それともうひとつのテーマは人生の時間をどれだけ仕事にささげるかであるが、とっかえのきく部品のような労働者になることを目指すなら別だが、そうでないなら、やはり他の労働者と競争するということになる。そうなるとやっぱり人生の時間をなるだけ多く仕事に費やした方が競争では有利になるのは当然だろう。とくに若い時分は残りの人生の幸せを考えると、大変に遺憾ながら、会社のために身を粉にしてはたらくほうが自分にとっても結局は得になるケースが多いだろう。
これは別に残業しろといっているわけではない。プライベートの時間も仕事に役に立つ使い方をしたほうがいろいろと得だという話だ。とくにひきこもりのみなさんにとって、人付き合いのうまいリア充たちとの競争を考えるとその重要性は明らかだ。人付き合いのうまいリア充は今日も明日も会社の同僚、上司、取引先のひとたちと飲み食いしたりして付き合っているに違いない。その時点で差は日々開いているのだ。幸運にも人付き合いのためにとられる時間が圧倒的に少ないひきこもりのひとは、それを仕事に役立つような自分の能力向上だったり、仕事での課題をどう解決するかを客観的に見つめ直すために使うべきなのだ。やはりいつでも仕事のことを考えている、アイデアを出すような仕事だったら、そういう人間しか競争には勝てない。ちなみにぼくはサラリーマン時代はできるだけ早く帰宅して前述のネットだったりゲームしたりマンガを読んでたりして時間を費やしたし、仕事中も半分の時間はネットサーフィンに興じた。身をもってそういう仕事スタイルの無意味さを知っているので、せめてもの贖罪として同じようなことをしている社員は絶対に許さない。
ひきこもりはつい仕事の現実から逃避して、趣味の世界に人生の主軸をおきがちになる。しかし、たいていのひとは仕事をしている時間が一番に長い。その仕事の時間が辛くなるような生き方が得だとは思えないし、実際、仕事で評価されないといろいろと人生に支障を来す。鬱病なんかになったら大変だ。
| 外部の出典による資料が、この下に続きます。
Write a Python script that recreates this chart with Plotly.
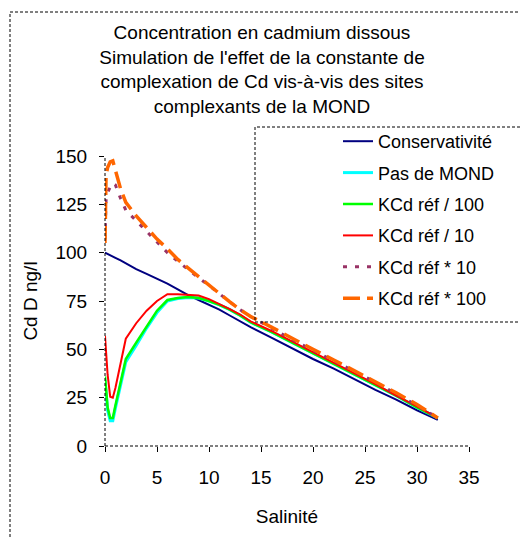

基本、鬱病の薬なんて一時しのぎでしかないから根本的な解決にならない。カウンセラーは根本的な解決のためには環境を変えるべきだ、辞めたほうがいいとか、会社のリストラの手伝いみたいなアドバイスをすることだろう。一時的に働かなくても給与を保証してくれる程度が関の山だ。ただでさえひきこもりは人生を生きることが苦手なのに、さらに困難な道を歩かされることになるのだ。
ひきこもりのひとは、ついつい社会が悪いとか会社が悪いとか、自分の境遇の原因を外部に求めがちだ。まわりは自分を助ける義務があるとか考えてしまう。しかし、はっきりしているのはあなたが正しいかどうかは置いといて、あなたが正しいと思う世の中なんてこないし、会社もたぶん変わらない。あなたを助けてくれるひとの善意を当然と思っていたら、どうせ裏切られるだけだ。結局、頼れるのは自分だけだ。
辛い人生を送った人は自分が傷つかないようにと過度に防衛的になりがちだ。しかし、会社からできるだけ利用されないようにしようという態度は残念ながら、結局はさらに多くのものを人生で失うことになりかねない。ブラック企業に騙される人生はとんでもないかもしれないが、結局は、相手を選んで騙されるほうが幸せになれるんじゃないか。そう思います。